Work required | Repeat the full listing below verbatim and keep the images out.
····················
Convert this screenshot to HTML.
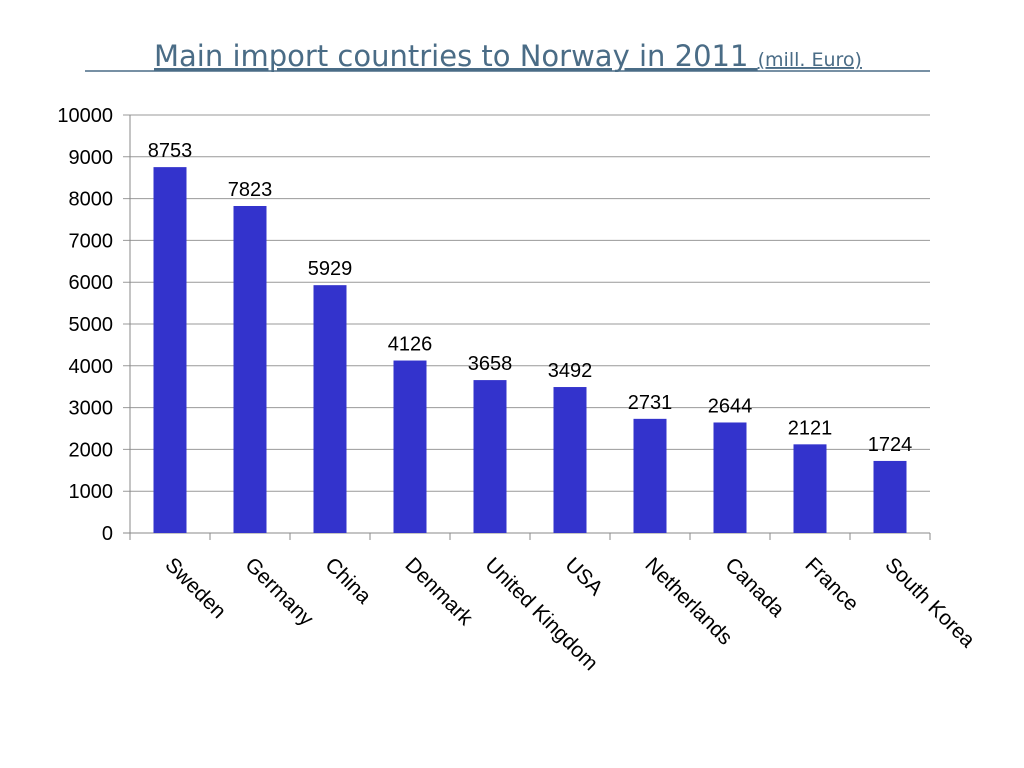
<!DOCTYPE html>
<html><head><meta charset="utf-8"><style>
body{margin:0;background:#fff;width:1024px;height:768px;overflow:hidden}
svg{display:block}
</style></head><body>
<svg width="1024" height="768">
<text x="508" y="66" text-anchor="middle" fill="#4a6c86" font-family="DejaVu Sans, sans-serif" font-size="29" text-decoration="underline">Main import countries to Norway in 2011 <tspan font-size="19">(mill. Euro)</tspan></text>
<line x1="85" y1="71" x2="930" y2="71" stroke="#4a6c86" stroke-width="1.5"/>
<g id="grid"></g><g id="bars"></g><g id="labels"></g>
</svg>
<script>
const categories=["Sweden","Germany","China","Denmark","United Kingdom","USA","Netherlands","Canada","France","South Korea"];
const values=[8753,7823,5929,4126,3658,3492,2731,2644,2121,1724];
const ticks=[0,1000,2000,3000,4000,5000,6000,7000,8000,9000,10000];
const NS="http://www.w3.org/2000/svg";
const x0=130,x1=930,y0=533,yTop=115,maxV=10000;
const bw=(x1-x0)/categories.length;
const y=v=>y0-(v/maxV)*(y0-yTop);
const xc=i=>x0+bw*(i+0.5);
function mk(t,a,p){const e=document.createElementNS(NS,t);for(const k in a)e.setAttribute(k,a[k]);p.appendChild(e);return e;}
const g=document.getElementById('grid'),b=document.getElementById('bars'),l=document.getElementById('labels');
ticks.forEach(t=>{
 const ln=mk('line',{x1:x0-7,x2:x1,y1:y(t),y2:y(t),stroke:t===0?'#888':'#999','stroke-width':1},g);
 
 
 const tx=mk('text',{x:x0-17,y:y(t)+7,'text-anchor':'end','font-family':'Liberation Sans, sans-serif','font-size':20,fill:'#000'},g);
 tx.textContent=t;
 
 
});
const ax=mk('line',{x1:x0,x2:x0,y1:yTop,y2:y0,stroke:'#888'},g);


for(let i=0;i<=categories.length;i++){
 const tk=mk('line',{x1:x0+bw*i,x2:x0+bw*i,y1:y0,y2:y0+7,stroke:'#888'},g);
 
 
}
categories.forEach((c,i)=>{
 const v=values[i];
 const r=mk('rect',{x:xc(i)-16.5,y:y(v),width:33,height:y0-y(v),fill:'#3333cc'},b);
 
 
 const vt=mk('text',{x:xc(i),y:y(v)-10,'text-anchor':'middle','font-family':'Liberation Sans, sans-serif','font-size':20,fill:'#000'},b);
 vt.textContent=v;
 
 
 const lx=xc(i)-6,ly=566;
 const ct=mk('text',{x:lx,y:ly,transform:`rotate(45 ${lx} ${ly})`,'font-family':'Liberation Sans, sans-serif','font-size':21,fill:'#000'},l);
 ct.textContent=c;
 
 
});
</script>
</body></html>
····················
Answer to this problem |
Convert this screenshot to HTML.
<!DOCTYPE html>
<html><head><meta charset="utf-8"><style>
body{margin:0;background:#fff;width:1024px;height:768px;overflow:hidden}
svg{display:block}
</style></head><body>
<svg width="1024" height="768">
<text x="508" y="66" text-anchor="middle" fill="#4a6c86" font-family="DejaVu Sans, sans-serif" font-size="29" text-decoration="underline">Main import countries to Norway in 2011 <tspan font-size="19">(mill. Euro)</tspan></text>
<line x1="85" y1="71" x2="930" y2="71" stroke="#4a6c86" stroke-width="1.5"/>
<g id="grid"></g><g id="bars"></g><g id="labels"></g>
</svg>
<script>
const categories=["Sweden","Germany","China","Denmark","United Kingdom","USA","Netherlands","Canada","France","South Korea"];
const values=[8753,7823,5929,4126,3658,3492,2731,2644,2121,1724];
const ticks=[0,1000,2000,3000,4000,5000,6000,7000,8000,9000,10000];
const NS="http://www.w3.org/2000/svg";
const x0=130,x1=930,y0=533,yTop=115,maxV=10000;
const bw=(x1-x0)/categories.length;
const y=v=>y0-(v/maxV)*(y0-yTop);
const xc=i=>x0+bw*(i+0.5);
function mk(t,a,p){const e=document.createElementNS(NS,t);for(const k in a)e.setAttribute(k,a[k]);p.appendChild(e);return e;}
const g=document.getElementById('grid'),b=document.getElementById('bars'),l=document.getElementById('labels');
ticks.forEach(t=>{
 const ln=mk('line',{x1:x0-7,x2:x1,y1:y(t),y2:y(t),stroke:t===0?'#888':'#999','stroke-width':1},g);
 
 
 const tx=mk('text',{x:x0-17,y:y(t)+7,'text-anchor':'end','font-family':'Liberation Sans, sans-serif','font-size':20,fill:'#000'},g);
 tx.textContent=t;
 
 
});
const ax=mk('line',{x1:x0,x2:x0,y1:yTop,y2:y0,stroke:'#888'},g);


for(let i=0;i<=categories.length;i++){
 const tk=mk('line',{x1:x0+bw*i,x2:x0+bw*i,y1:y0,y2:y0+7,stroke:'#888'},g);
 
 
}
categories.forEach((c,i)=>{
 const v=values[i];
 const r=mk('rect',{x:xc(i)-16.5,y:y(v),width:33,height:y0-y(v),fill:'#3333cc'},b);
 
 
 const vt=mk('text',{x:xc(i),y:y(v)-10,'text-anchor':'middle','font-family':'Liberation Sans, sans-serif','font-size':20,fill:'#000'},b);
 vt.textContent=v;
 
 
 const lx=xc(i)-6,ly=566;
 const ct=mk('text',{x:lx,y:ly,transform:`rotate(45 ${lx} ${ly})`,'font-family':'Liberation Sans, sans-serif','font-size':21,fill:'#000'},l);
 ct.textContent=c;
 
 
});
</script>
</body></html>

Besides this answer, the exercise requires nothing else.